Written problem: Which lines hold the word "code"? Copy each of them.

>> Start Input rows

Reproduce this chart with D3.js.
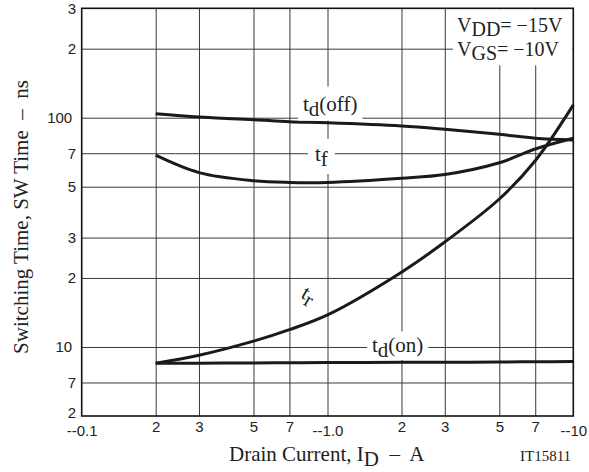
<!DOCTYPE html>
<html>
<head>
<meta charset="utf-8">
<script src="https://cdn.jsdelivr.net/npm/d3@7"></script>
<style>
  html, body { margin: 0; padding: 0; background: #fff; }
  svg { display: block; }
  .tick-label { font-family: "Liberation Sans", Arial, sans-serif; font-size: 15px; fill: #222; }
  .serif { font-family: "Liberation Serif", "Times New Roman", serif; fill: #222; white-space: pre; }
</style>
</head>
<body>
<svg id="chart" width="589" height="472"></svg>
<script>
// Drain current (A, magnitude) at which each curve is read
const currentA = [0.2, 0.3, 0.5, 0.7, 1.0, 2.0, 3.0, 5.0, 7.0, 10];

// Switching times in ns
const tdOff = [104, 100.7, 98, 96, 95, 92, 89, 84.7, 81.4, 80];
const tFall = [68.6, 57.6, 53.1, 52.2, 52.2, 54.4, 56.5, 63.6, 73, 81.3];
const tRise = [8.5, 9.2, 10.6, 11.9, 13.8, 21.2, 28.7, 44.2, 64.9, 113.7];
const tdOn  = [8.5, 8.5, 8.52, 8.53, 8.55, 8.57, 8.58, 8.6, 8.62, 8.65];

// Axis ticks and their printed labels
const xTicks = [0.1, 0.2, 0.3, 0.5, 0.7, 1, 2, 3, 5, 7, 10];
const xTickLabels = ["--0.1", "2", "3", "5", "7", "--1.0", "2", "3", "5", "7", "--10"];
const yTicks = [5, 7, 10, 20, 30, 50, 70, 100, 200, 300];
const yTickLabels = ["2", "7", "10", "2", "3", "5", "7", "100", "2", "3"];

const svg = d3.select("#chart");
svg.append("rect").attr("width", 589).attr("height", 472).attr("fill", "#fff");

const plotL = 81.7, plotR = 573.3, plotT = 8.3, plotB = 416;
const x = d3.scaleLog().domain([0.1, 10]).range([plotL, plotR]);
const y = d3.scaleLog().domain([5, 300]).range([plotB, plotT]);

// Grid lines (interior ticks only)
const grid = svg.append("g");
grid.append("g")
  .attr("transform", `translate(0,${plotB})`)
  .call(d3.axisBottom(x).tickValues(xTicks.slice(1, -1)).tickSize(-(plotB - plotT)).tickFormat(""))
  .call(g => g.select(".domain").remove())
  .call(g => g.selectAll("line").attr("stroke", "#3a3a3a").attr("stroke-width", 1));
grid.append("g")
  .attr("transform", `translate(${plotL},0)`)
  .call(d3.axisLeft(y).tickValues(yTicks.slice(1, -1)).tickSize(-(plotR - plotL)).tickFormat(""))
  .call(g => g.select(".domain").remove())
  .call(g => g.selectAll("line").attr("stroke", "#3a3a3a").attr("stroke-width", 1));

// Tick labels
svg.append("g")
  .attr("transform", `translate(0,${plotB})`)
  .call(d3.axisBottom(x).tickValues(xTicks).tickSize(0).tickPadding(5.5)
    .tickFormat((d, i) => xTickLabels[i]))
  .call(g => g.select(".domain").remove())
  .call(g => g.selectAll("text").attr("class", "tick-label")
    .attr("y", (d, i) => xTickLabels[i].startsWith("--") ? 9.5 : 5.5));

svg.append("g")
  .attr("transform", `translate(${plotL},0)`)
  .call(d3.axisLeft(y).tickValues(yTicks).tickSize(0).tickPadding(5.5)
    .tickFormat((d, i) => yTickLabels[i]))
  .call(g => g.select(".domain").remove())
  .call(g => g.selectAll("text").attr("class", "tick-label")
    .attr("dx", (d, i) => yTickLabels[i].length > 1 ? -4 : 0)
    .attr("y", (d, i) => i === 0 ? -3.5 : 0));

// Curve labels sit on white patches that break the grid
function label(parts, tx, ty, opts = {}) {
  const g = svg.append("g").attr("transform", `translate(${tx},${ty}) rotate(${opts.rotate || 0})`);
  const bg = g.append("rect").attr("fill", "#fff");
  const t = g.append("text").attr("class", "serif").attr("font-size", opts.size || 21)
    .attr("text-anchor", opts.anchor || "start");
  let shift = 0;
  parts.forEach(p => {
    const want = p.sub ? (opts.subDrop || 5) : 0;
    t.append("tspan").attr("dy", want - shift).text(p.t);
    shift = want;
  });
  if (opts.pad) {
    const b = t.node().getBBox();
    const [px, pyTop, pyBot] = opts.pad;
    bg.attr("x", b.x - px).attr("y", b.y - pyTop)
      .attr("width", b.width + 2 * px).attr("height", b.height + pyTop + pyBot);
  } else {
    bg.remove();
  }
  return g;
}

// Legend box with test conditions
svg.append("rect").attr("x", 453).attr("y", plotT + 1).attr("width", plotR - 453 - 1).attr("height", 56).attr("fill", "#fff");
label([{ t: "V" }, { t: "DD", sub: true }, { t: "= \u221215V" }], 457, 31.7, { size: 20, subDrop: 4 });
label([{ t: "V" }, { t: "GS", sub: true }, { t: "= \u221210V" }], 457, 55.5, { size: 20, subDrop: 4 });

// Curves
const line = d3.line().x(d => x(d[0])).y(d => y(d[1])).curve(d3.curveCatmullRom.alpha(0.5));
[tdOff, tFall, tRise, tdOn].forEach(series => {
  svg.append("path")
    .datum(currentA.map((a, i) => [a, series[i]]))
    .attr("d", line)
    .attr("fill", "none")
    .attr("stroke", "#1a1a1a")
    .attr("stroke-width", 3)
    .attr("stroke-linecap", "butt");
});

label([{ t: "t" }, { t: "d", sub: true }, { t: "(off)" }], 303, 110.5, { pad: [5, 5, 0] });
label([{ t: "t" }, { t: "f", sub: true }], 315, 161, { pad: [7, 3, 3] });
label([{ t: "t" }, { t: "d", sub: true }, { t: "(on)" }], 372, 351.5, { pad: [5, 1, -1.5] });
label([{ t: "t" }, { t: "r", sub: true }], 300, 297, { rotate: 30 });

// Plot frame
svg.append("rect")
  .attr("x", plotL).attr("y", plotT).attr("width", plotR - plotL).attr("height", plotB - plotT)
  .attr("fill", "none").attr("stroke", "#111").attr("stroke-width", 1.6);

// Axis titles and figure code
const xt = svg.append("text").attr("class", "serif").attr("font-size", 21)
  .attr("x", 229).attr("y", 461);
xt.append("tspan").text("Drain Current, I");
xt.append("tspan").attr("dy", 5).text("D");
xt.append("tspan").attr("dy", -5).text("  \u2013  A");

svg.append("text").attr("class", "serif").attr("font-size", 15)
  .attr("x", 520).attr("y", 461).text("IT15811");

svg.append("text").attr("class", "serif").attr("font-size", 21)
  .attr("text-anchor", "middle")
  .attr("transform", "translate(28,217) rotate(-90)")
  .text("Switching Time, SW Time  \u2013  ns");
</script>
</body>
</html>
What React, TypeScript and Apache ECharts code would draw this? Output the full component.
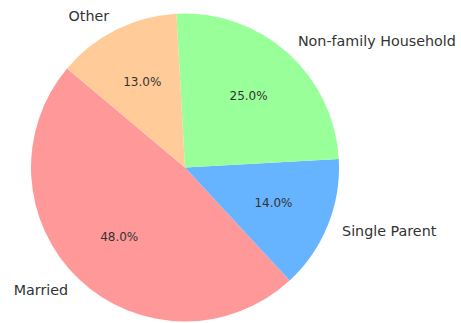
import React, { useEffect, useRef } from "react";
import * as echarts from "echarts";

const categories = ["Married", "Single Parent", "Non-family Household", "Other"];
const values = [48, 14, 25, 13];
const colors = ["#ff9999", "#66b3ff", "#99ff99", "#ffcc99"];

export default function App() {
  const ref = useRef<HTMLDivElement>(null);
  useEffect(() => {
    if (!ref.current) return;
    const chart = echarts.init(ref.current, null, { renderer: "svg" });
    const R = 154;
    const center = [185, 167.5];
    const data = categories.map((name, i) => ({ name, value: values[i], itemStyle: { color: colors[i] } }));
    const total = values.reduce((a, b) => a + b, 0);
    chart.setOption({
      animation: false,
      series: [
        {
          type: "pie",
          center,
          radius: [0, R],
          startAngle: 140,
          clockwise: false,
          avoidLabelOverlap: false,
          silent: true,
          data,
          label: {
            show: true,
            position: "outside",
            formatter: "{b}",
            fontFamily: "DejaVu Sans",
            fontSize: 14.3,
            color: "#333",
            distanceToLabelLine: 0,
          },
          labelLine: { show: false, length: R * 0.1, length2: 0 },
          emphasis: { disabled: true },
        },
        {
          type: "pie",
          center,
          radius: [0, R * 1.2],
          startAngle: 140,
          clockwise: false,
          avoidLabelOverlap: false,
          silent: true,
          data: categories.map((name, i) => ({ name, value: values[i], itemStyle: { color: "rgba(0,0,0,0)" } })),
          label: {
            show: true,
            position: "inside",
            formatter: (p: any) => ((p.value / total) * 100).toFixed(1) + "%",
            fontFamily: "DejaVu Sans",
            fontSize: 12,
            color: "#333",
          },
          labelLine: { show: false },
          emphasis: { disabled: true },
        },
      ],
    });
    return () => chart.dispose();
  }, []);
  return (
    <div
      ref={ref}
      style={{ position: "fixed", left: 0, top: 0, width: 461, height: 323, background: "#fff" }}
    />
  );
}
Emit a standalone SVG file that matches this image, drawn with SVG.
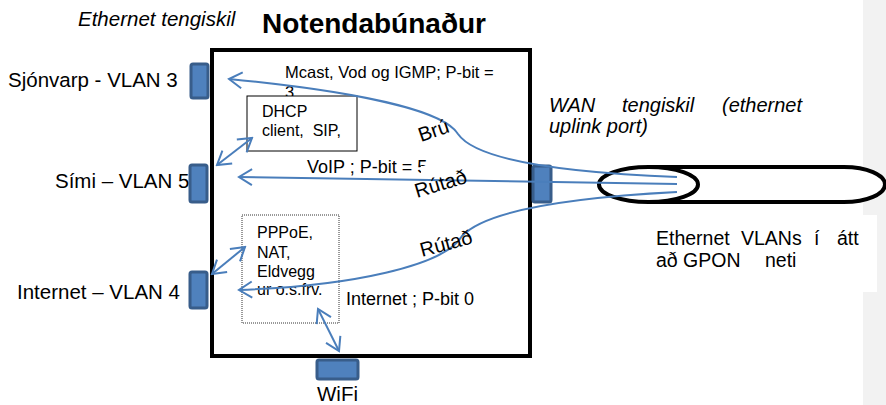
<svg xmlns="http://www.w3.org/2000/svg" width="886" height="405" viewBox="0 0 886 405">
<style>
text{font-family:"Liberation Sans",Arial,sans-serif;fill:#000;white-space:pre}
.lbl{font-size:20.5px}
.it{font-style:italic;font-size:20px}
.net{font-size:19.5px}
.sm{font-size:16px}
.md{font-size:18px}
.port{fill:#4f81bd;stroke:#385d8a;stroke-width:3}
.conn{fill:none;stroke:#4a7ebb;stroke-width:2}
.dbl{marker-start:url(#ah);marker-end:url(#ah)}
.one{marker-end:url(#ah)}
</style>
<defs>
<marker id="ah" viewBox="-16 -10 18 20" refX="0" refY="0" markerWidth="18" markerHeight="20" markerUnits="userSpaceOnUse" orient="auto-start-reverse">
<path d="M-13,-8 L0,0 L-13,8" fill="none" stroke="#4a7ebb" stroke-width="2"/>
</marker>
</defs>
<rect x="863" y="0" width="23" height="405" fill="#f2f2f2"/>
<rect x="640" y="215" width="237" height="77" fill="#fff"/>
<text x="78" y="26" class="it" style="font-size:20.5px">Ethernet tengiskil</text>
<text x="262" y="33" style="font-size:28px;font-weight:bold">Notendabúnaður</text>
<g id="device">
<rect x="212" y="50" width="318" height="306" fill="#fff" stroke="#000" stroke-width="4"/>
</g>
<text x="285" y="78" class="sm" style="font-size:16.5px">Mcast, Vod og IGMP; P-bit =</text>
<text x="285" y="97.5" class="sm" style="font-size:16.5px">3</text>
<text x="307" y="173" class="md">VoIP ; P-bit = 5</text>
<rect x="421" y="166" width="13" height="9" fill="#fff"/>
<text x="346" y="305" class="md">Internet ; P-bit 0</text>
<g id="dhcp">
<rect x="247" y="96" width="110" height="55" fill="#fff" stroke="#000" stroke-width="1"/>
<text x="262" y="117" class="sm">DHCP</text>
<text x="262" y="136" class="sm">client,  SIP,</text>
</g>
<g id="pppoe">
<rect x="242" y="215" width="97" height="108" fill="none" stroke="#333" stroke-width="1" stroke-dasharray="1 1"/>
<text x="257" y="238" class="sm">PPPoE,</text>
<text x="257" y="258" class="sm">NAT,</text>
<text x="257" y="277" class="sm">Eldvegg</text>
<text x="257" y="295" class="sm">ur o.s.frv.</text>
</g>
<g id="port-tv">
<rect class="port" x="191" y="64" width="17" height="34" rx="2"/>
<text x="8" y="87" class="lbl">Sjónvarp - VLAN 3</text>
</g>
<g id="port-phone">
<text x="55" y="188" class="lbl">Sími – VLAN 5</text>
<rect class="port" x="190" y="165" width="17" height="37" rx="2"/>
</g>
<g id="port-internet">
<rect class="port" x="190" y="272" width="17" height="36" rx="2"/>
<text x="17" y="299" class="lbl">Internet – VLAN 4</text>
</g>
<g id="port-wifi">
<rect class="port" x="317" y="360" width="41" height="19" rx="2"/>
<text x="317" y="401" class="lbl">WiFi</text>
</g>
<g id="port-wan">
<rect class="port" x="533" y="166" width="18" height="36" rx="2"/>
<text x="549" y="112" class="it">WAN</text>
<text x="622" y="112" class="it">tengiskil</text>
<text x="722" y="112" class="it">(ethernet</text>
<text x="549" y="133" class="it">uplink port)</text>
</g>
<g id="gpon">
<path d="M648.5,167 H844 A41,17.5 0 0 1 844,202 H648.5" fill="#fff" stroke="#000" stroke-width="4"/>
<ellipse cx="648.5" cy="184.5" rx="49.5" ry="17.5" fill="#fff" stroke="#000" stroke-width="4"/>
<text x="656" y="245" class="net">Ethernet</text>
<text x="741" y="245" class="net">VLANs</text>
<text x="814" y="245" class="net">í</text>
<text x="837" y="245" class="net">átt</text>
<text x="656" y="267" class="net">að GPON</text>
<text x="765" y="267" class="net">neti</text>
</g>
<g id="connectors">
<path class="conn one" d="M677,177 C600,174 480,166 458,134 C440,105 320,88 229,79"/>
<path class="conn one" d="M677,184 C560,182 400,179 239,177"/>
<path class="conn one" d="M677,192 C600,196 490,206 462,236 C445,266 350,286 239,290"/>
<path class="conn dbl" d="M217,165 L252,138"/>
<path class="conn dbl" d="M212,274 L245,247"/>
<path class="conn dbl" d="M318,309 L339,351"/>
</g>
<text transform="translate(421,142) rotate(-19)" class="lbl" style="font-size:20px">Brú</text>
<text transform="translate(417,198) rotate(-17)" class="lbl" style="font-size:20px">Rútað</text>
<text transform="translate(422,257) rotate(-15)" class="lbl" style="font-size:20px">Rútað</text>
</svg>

>> End Input rows

Complete answer:
// Axis titles and figure code
What React, TypeScript and Apache ECharts code would draw this? Output the full component.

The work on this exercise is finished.